** Start **

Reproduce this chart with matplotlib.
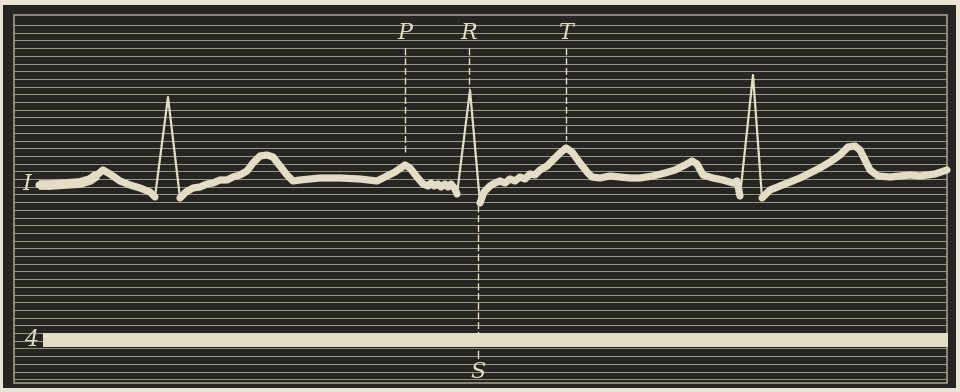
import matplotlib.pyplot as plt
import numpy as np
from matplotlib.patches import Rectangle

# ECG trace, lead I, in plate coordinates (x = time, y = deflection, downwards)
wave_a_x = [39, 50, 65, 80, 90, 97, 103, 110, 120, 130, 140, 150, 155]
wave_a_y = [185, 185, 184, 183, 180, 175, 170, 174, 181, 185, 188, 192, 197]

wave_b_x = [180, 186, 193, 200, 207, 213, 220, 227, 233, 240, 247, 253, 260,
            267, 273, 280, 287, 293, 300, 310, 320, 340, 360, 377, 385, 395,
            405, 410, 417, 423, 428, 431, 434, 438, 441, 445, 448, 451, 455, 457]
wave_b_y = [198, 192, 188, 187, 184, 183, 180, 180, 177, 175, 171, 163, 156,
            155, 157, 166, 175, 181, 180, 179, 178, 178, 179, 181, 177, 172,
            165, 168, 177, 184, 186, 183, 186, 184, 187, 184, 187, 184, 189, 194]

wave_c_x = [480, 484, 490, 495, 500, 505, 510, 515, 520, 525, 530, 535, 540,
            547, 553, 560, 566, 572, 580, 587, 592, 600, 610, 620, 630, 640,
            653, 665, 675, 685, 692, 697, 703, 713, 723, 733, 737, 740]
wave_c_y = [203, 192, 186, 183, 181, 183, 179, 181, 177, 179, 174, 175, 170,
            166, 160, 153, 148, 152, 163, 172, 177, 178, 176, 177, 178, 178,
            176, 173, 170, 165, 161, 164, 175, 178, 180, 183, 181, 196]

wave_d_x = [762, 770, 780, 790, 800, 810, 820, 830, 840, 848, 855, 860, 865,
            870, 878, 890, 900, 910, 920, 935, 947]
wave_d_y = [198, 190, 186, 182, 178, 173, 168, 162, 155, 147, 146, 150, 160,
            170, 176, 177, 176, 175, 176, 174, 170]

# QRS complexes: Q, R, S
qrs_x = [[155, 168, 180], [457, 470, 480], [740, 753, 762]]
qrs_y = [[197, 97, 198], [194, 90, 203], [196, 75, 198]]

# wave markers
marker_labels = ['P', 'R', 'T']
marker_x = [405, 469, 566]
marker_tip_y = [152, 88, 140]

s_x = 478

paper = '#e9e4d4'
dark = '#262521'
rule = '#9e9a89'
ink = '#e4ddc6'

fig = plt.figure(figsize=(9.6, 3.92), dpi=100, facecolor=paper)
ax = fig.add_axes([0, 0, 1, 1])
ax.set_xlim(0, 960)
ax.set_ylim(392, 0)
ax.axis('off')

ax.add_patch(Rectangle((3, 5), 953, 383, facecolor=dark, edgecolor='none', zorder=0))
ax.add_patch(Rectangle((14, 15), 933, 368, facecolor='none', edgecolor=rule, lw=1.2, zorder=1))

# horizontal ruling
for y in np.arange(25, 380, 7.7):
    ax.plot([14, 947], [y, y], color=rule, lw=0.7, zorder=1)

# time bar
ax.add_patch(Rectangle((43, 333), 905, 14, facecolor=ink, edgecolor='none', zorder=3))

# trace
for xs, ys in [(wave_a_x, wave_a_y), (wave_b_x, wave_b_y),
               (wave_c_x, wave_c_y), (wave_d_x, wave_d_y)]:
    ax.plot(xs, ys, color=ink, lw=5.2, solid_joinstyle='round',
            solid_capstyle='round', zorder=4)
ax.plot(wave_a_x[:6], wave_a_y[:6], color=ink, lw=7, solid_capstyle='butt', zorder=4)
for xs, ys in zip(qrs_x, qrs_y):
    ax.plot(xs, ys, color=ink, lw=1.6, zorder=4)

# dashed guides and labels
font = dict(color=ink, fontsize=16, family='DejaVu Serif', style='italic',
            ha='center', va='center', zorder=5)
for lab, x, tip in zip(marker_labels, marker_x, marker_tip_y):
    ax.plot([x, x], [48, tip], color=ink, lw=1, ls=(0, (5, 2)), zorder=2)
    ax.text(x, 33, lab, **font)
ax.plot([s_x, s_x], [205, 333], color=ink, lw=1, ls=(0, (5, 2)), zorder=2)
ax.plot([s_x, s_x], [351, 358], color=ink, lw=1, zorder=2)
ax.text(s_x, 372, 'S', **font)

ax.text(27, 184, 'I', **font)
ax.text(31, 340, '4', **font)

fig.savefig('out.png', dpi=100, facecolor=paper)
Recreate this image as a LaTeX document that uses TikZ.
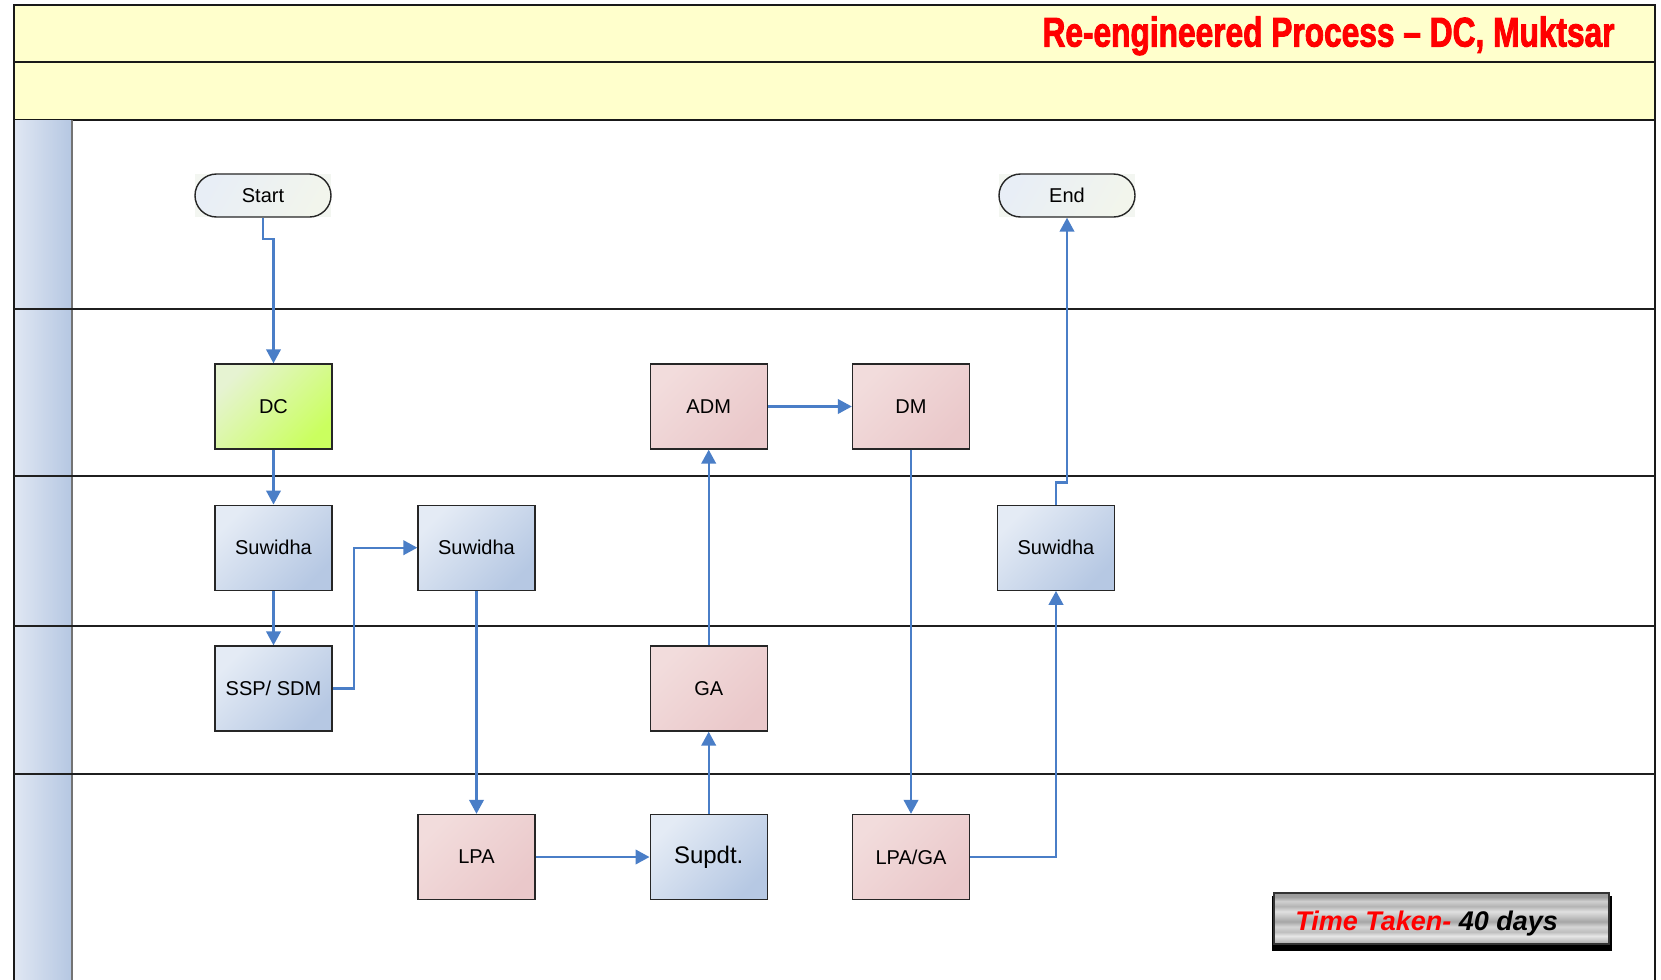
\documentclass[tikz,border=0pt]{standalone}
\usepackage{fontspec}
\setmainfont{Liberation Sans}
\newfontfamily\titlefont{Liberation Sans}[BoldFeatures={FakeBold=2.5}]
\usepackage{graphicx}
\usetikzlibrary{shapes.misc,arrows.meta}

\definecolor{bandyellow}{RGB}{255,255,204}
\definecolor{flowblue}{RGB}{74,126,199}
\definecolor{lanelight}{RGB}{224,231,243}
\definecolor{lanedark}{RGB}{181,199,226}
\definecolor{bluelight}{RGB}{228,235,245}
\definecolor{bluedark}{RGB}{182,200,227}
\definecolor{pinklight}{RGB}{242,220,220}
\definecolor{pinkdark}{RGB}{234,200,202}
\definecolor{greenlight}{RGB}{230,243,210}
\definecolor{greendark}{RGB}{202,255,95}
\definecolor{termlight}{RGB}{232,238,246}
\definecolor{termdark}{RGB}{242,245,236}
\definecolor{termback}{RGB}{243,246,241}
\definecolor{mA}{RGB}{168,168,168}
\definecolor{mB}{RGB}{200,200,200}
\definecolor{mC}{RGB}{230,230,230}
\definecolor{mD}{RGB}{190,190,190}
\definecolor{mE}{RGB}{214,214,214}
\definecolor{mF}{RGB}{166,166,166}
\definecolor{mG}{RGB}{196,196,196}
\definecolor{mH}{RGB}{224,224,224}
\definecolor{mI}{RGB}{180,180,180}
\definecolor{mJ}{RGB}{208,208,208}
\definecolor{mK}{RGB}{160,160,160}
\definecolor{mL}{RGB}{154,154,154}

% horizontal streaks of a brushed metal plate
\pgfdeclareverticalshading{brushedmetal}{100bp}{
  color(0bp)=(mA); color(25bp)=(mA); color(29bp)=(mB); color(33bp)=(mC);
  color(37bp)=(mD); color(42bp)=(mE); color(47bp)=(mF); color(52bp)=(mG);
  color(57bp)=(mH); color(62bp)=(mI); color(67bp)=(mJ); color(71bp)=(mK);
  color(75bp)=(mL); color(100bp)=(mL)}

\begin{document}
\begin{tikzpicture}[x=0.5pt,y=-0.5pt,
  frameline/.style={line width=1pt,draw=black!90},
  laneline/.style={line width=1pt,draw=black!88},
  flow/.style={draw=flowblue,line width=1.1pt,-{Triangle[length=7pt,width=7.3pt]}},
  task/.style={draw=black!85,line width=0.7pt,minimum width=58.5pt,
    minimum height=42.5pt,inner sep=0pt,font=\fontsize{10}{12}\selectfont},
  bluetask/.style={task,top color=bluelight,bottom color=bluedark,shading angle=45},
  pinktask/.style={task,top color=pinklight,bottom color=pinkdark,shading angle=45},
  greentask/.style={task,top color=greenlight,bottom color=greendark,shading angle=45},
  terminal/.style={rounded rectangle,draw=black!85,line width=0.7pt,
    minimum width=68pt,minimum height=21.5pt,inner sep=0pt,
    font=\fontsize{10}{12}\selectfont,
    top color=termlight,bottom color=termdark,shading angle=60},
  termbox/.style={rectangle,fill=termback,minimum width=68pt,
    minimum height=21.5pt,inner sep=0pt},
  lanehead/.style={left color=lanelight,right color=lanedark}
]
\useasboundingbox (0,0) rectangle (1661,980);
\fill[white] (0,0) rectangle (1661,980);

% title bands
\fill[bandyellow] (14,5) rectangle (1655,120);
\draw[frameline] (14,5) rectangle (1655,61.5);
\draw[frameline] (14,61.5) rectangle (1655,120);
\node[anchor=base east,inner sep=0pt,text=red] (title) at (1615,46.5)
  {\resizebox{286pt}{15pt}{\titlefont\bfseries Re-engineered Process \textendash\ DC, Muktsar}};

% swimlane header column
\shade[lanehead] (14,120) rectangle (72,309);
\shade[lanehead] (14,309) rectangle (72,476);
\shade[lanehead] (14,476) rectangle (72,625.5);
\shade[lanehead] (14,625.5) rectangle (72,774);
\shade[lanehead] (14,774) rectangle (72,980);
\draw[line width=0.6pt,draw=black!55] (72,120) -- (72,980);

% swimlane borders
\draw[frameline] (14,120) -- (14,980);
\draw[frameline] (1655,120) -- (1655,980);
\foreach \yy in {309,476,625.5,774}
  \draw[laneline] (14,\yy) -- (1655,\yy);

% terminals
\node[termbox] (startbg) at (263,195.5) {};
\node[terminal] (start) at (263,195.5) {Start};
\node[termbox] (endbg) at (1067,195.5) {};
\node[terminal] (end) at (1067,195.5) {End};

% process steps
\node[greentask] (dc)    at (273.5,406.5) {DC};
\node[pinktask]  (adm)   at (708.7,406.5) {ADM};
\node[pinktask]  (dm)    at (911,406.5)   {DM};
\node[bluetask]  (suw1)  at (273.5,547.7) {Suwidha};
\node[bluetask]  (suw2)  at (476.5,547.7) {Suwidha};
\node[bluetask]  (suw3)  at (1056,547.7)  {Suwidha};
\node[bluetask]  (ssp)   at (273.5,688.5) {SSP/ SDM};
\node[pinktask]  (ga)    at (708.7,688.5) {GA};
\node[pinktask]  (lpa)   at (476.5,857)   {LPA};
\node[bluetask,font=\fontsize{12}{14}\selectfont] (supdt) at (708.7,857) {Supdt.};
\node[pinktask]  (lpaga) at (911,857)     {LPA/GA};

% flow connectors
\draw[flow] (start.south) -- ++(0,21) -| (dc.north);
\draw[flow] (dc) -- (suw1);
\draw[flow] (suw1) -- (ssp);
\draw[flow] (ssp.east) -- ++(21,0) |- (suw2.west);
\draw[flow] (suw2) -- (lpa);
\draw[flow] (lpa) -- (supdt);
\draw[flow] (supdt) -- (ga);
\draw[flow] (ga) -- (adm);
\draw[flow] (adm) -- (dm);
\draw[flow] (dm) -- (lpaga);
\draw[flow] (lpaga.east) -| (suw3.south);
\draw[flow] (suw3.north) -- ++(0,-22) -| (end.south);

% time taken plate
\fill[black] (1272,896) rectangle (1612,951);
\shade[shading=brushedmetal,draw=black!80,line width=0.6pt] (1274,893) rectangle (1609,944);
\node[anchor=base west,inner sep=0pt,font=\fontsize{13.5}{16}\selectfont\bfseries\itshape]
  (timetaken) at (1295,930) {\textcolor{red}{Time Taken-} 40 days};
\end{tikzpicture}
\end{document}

** End **

_PROBLEM TO SOLVE_
Without the pictures, repeat the entries above line by line, from the first through the one that contains "183, 181, 196]", both ends included.

_TASK RESULT_
Reproduce this chart with matplotlib.
import matplotlib.pyplot as plt
import numpy as np
from matplotlib.patches import Rectangle

# ECG trace, lead I, in plate coordinates (x = time, y = deflection, downwards)
wave_a_x = [39, 50, 65, 80, 90, 97, 103, 110, 120, 130, 140, 150, 155]
wave_a_y = [185, 185, 184, 183, 180, 175, 170, 174, 181, 185, 188, 192, 197]

wave_b_x = [180, 186, 193, 200, 207, 213, 220, 227, 233, 240, 247, 253, 260,
            267, 273, 280, 287, 293, 300, 310, 320, 340, 360, 377, 385, 395,
            405, 410, 417, 423, 428, 431, 434, 438, 441, 445, 448, 451, 455, 457]
wave_b_y = [198, 192, 188, 187, 184, 183, 180, 180, 177, 175, 171, 163, 156,
            155, 157, 166, 175, 181, 180, 179, 178, 178, 179, 181, 177, 172,
            165, 168, 177, 184, 186, 183, 186, 184, 187, 184, 187, 184, 189, 194]

wave_c_x = [480, 484, 490, 495, 500, 505, 510, 515, 520, 525, 530, 535, 540,
            547, 553, 560, 566, 572, 580, 587, 592, 600, 610, 620, 630, 640,
            653, 665, 675, 685, 692, 697, 703, 713, 723, 733, 737, 740]
wave_c_y = [203, 192, 186, 183, 181, 183, 179, 181, 177, 179, 174, 175, 170,
            166, 160, 153, 148, 152, 163, 172, 177, 178, 176, 177, 178, 178,
            176, 173, 170, 165, 161, 164, 175, 178, 180, 183, 181, 196]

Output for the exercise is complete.